Being slow of late with the news, I was deeply saddened to hear that Gabriel García Márquez has dementia. Deservedly a Nobel prize for Literature, winner, it is now my mission to get people to read his great works (for starters), this being one and Love in the Time of Cholera being the other one.
When I was recommended this, I begin with a certain degree of trepidation, I think it was to do with the family tree at the beginning, I always worry I may get a tad confused. That didn’t happen but the person who recommended it to me (Chris Elliot, interestingly an anagram of his name is erotic hills), got a fifteen minute rant about how much I enjoyed it, which I’ll try to condense for you.
Having said that, it is slightly annoying to know that whatever I write about 100 Years of Solitude will not do the book justice. So absolved of all expectations I shall begin…
The plot centres around seven generations of the Buendía family, who found the town of Macondo. The story then shows the continual growing, warring and miracles that surround both the family and town in conjunction.
You would have to be dead inside to not to be moved in some way by this work, it’s utterly majestic on so many levels, from the clever writing through to the emotions of the characters. Each character has a personality identified by one emotionally different aspect, which is handy as it enables the reader to tell the characters apart as they all have similar names, as was the tradition back in the day. it really feels like Marquez has lived the life of each character and the authority with which he writes is so immersive the pages just fly by. It’s almost like an authorial schizophrenia.
The almost Einsteinian way time travels for each character is also a fascinating plot device throughout. Combined with the fairytale elements of magical realism, and the cyclical quality of time and nature, all come together to make a vibrant and imposing monument of a book.

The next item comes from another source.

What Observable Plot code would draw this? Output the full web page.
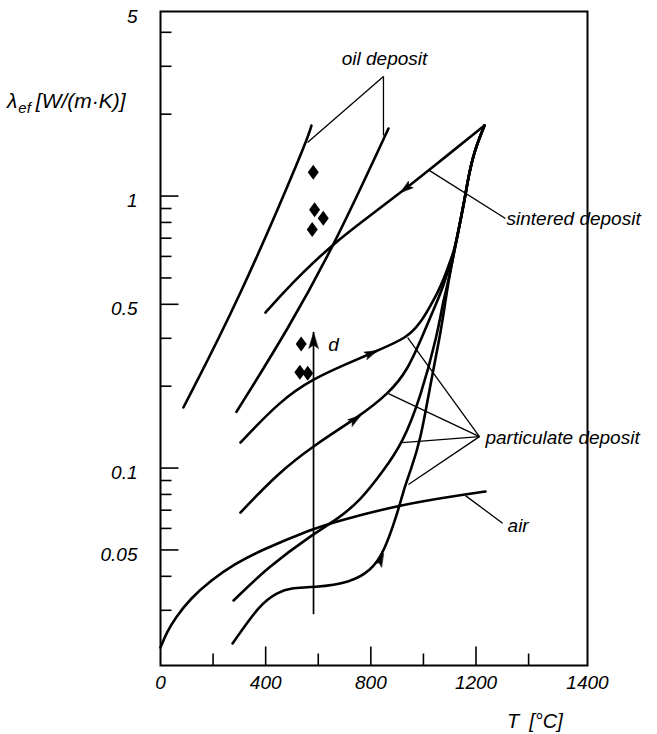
<!DOCTYPE html>
<html>
<head>
<meta charset="utf-8">
<script src="https://cdn.jsdelivr.net/npm/d3@7"></script>
<script src="https://cdn.jsdelivr.net/npm/@observablehq/plot@0.6"></script>
<style>
  html, body { margin: 0; padding: 0; background: #fff; }
  #chart { width: 657px; height: 734px; }
</style>
</head>
<body>
<div id="chart"></div>
<script>
// ---------------- data ----------------
// axis ticks
const xMajorTicks = [400, 800, 1200];
const xMinorTicks = [200, 600, 1000, 1400];
const xTickLabels = ["0", "400", "800", "1200", "1400"];
const xTickLabelAt = [0, 400, 800, 1200, 1624];
const yMajorTicks = [1, 0.4, 0.1, 0.05];
const yMinorTicks = [4, 3, 2, 0.9, 0.8, 0.7, 0.6, 0.5, 0.3, 0.2, 0.09, 0.08, 0.07, 0.06, 0.04, 0.03];
const yTickLabels = ["5", "1", "0.5", "0.1", "0.05"];
const yTickLabelAt = [4.77, 1, 0.4, 0.1, 0.05];
const xDomain = [0, 1624];
const yDomain = [0.0188, 4.77];

// oil deposit (two bounding lines)
const oilLeftT = [87, 297, 555, 574];
const oilLeftL = [0.167, 0.413, 1.573, 1.816];
const oilRightT = [289, 487, 666, 867];
const oilRightL = [0.161, 0.326, 0.675, 1.771];

// sintered deposit
const sinteredT = [399, 468, 533, 658, 787, 913, 1019, 1232];
const sinteredL = [0.373, 0.4417, 0.5144, 0.669, 0.8335, 1.030, 1.241, 1.816];

// particulate deposit curves
const p1T = [304, 456, 582, 711, 825, 940, 989, 1023, 1054, 1080, 1099, 1118, 1137, 1156, 1172, 1194, 1232];
const p1L = [0.1241, 0.1771, 0.2134, 0.2422, 0.2704, 0.3018, 0.3427, 0.3891, 0.4417, 0.5016, 0.5694, 0.6305, 0.7790, 0.9626, 1.1895, 1.470, 1.816];
const p2T = [304, 445, 582, 761, 867, 940, 1000, 1054, 1080, 1099, 1118, 1137, 1156, 1172, 1194, 1232];
const p2L = [0.0686, 0.0954, 0.1210, 0.156, 0.1879, 0.2283, 0.3122, 0.4128, 0.4808, 0.5552, 0.6305, 0.7790, 0.9626, 1.1895, 1.470, 1.816];
const p3T = [278, 407, 582, 666, 761, 848, 920, 989, 1054, 1073, 1088, 1099, 1118, 1137, 1156, 1172, 1194, 1232];
const p3L = [0.0326, 0.0431, 0.0574, 0.0641, 0.0760, 0.0979, 0.1231, 0.1816, 0.3122, 0.4025, 0.4570, 0.5102, 0.6305, 0.7790, 0.9626, 1.1895, 1.470, 1.816];
const p4T = [274, 380, 445, 494, 582, 723, 799, 848, 901, 924, 951, 989, 1027, 1065, 1084, 1099, 1118, 1137, 1156, 1172, 1194, 1232];
const p4L = [0.02264, 0.03176, 0.03485, 0.03636, 0.03636, 0.03794, 0.04198, 0.04849, 0.06803, 0.08267, 0.0979, 0.1262, 0.2045, 0.3122, 0.4128, 0.5102, 0.6305, 0.7790, 0.9626, 1.1895, 1.470, 1.816];

// air
const airT = [0, 23, 57, 114, 190, 285, 380, 582, 666, 913, 1153, 1236];
const airL = [0.02188, 0.02484, 0.02821, 0.03312, 0.03859, 0.04456, 0.04974, 0.05993, 0.06357, 0.07341, 0.07991, 0.08196];

// measured points (diamonds)
const diamondT = [581, 586, 619, 577, 535, 530, 560];
const diamondL = [1.223, 0.890, 0.829, 0.753, 0.286, 0.225, 0.223];

// "d" arrow
const dArrowT = [582, 582];
const dArrowL = [0.0292, 0.3149];

// direction arrows on curves: curve name, point index, reversed direction
const arrowCurve = ["sintered", "p1", "p2", "p4"];
const arrowIndex = [5, 4, 3, 7];
const arrowReverse = [true, false, false, false];

// annotation labels
const annoText = ["oil deposit", "sintered deposit", "particulate deposit", "air", "d"];
const annoT = [852, 1316, 1236, 1320, 658];
const annoL = [3.203, 0.8265, 0.1294, 0.0614, 0.2845];
const annoAnchor = ["middle", "start", "start", "start", "middle"];

// leader lines [T1, L1] -> [T2, L2]
const leaderT1 = [848, 848, 1019, 1213, 1213, 1213, 1213, 1160];
const leaderL1 = [2.75, 2.75, 1.248, 0.1305, 0.1305, 0.1305, 0.1305, 0.0792];
const leaderT2 = [559, 848, 1312, 940, 867, 920, 943, 1301];
const leaderL2 = [1.573, 1.669, 0.8265, 0.3018, 0.1879, 0.1241, 0.0870, 0.0627];

// ---------------- build tables ----------------
const W = 657, H = 734;
const margin = {top: 11, right: 70, bottom: 69, left: 160};

const curveDefs = {
  oilLeft: [oilLeftT, oilLeftL],
  oilRight: [oilRightT, oilRightL],
  sintered: [sinteredT, sinteredL],
  p1: [p1T, p1L],
  p2: [p2T, p2L],
  p3: [p3T, p3L],
  p4: [p4T, p4L],
  air: [airT, airL]
};
const curvePts = {};
const curveRows = [];
for (const [name, [Ts, Ls]] of Object.entries(curveDefs)) {
  curvePts[name] = Ts.map((t, i) => ({T: t, L: Ls[i], name}));
  curveRows.push(...curvePts[name]);
}

const xs = Plot.scale({x: {domain: xDomain, range: [margin.left, W - margin.right]}});
const ys = Plot.scale({y: {type: "log", domain: yDomain, range: [H - margin.bottom, margin.top]}});

const arrows = arrowCurve.map((c, k) => {
  const pts = curvePts[c];
  const i = arrowIndex[k];
  const a = pts[i - 1], b = pts[i + 1];
  let dx = xs.apply(b.T) - xs.apply(a.T);
  let dy = ys.apply(b.L) - ys.apply(a.L);
  if (arrowReverse[k]) { dx = -dx; dy = -dy; }
  return {T: pts[i].T, L: pts[i].L, rot: Math.atan2(dx, -dy) * 180 / Math.PI};
});

const diamonds = diamondT.map((t, i) => ({T: t, L: diamondL[i]}));
const annos = annoText.map((s, i) => ({text: s, T: annoT[i], L: annoL[i], anchor: annoAnchor[i]}));
const leaders = leaderT1.map((t, i) => ({T1: t, L1: leaderL1[i], T2: leaderT2[i], L2: leaderL2[i]}));
const xLabels = xTickLabelAt.map((v, i) => ({v, s: xTickLabels[i]}));
const yLabels = yTickLabelAt.map((v, i) => ({v, s: yTickLabels[i]}));

const tickShape = {draw(ctx, l) { ctx.moveTo(0, 0); ctx.lineTo(0, -l); }};
const headShape = {draw(ctx, l) {
  const w = l * 0.3;
  ctx.moveTo(0, -l); ctx.lineTo(-w, 0); ctx.lineTo(0, -l * 0.22); ctx.lineTo(w, 0); ctx.closePath();
}};
const diamondSymbol = {draw(ctx) {
  ctx.moveTo(0, -7.5); ctx.lineTo(5.5, 0); ctx.lineTo(0, 7.5); ctx.lineTo(-5.5, 0); ctx.closePath();
}};

const FONT = "'Liberation Sans', Arial, Helvetica, sans-serif";

const svg = Plot.plot({
  width: W,
  height: H,
  marginTop: margin.top,
  marginRight: margin.right,
  marginBottom: margin.bottom,
  marginLeft: margin.left,
  style: {fontFamily: FONT, fontSize: "19px", color: "black", background: "white"},
  x: {domain: xDomain, axis: null},
  y: {type: "log", domain: yDomain, axis: null},
  marks: [
    // ticks (inward)
    Plot.vector(xMajorTicks, {x: d => d, frameAnchor: "bottom", length: 19, rotate: 0, anchor: "start", shape: tickShape, stroke: "black", strokeWidth: 1.6, strokeLinecap: "butt"}),
    Plot.vector(xMinorTicks, {x: d => d, frameAnchor: "bottom", length: 12, rotate: 0, anchor: "start", shape: tickShape, stroke: "black", strokeWidth: 1.6, strokeLinecap: "butt"}),
    Plot.vector(yMajorTicks, {y: d => d, frameAnchor: "left", length: 18, rotate: 90, anchor: "start", shape: tickShape, stroke: "black", strokeWidth: 1.6, strokeLinecap: "butt"}),
    Plot.vector(yMinorTicks, {y: d => d, frameAnchor: "left", length: 11, rotate: 90, anchor: "start", shape: tickShape, stroke: "black", strokeWidth: 1.6, strokeLinecap: "butt"}),
    // tick labels
    Plot.text(xLabels, {x: "v", text: "s", frameAnchor: "bottom", dy: 23, fontStyle: "italic", fontSize: 19, fill: "black"}),
    Plot.text(yLabels, {y: "v", text: "s", frameAnchor: "left", dx: -23, dy: 5, textAnchor: "end", fontStyle: "italic", fontSize: 19, fill: "black"}),
    // leader lines
    Plot.link(leaders, {x1: "T1", y1: "L1", x2: "T2", y2: "L2", stroke: "black", strokeWidth: 1.3}),
    // d arrow
    Plot.line(dArrowT.map((t, i) => ({T: t, L: dArrowL[i]})), {x: "T", y: "L", stroke: "black", strokeWidth: 1.7}),
    Plot.vector([{T: dArrowT[1], L: dArrowL[1]}], {x: "T", y: "L", rotate: 0, length: 16, anchor: "end", shape: headShape, fill: "black", stroke: "black", strokeWidth: 0.5}),
    // curves
    Plot.line(curveRows, {x: "T", y: "L", z: "name", curve: "basis", stroke: "black", strokeWidth: 2.6}),
    // direction arrows
    Plot.vector(arrows, {x: "T", y: "L", rotate: "rot", length: 13, anchor: "end", shape: headShape, fill: "black", stroke: "black", strokeWidth: 0.6}),
    // measured points
    Plot.dot(diamonds, {x: "T", y: "L", symbol: diamondSymbol, r: 6, fill: "black", stroke: "none"}),
    // annotations
    Plot.text(annos.filter(d => d.anchor === "middle"), {x: "T", y: "L", text: "text", textAnchor: "middle", fontStyle: "italic", fontSize: 19, fill: "black"}),
    Plot.text(annos.filter(d => d.anchor === "start"), {x: "T", y: "L", text: "text", textAnchor: "start", fontStyle: "italic", fontSize: 19, fill: "black"}),
    // frame
    Plot.frame({stroke: "black", strokeWidth: 2})
  ]
});

// axis titles (with subscript)
const s = d3.select(svg);
const yt = s.append("text")
  .attr("x", 7).attr("y", 108).attr("text-anchor", "start")
  .attr("font-family", FONT).attr("font-style", "italic").attr("fill", "black")
  .attr("font-size", 21);
yt.append("tspan").text("λ");
yt.append("tspan").attr("font-size", 15).attr("dy", 5).attr("dx", 1).text("ef");
yt.append("tspan").attr("dy", -5).attr("dx", 5).text("[W/(m·K)]");

const xt = s.append("text")
  .attr("x", 507).attr("y", 728).attr("text-anchor", "start")
  .attr("font-family", FONT).attr("font-style", "italic").attr("fill", "black")
  .attr("font-size", 20);
xt.append("tspan").text("T");
xt.append("tspan").attr("dx", 10).text("[°C]");

document.getElementById("chart").appendChild(svg);
</script>
</body>
</html>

The lyricism of the prose, the satire, the logic that makes the surreal believable, the microcosm of just being, and the uplifting nature of every word that just screams of Márquez’s love of life all encapsulate how magnificent and sumptuous this book is. When I come back to rereading this it will definitely be something to savour and I know I will spot so many more small new details that will continue to make this book a rich experience.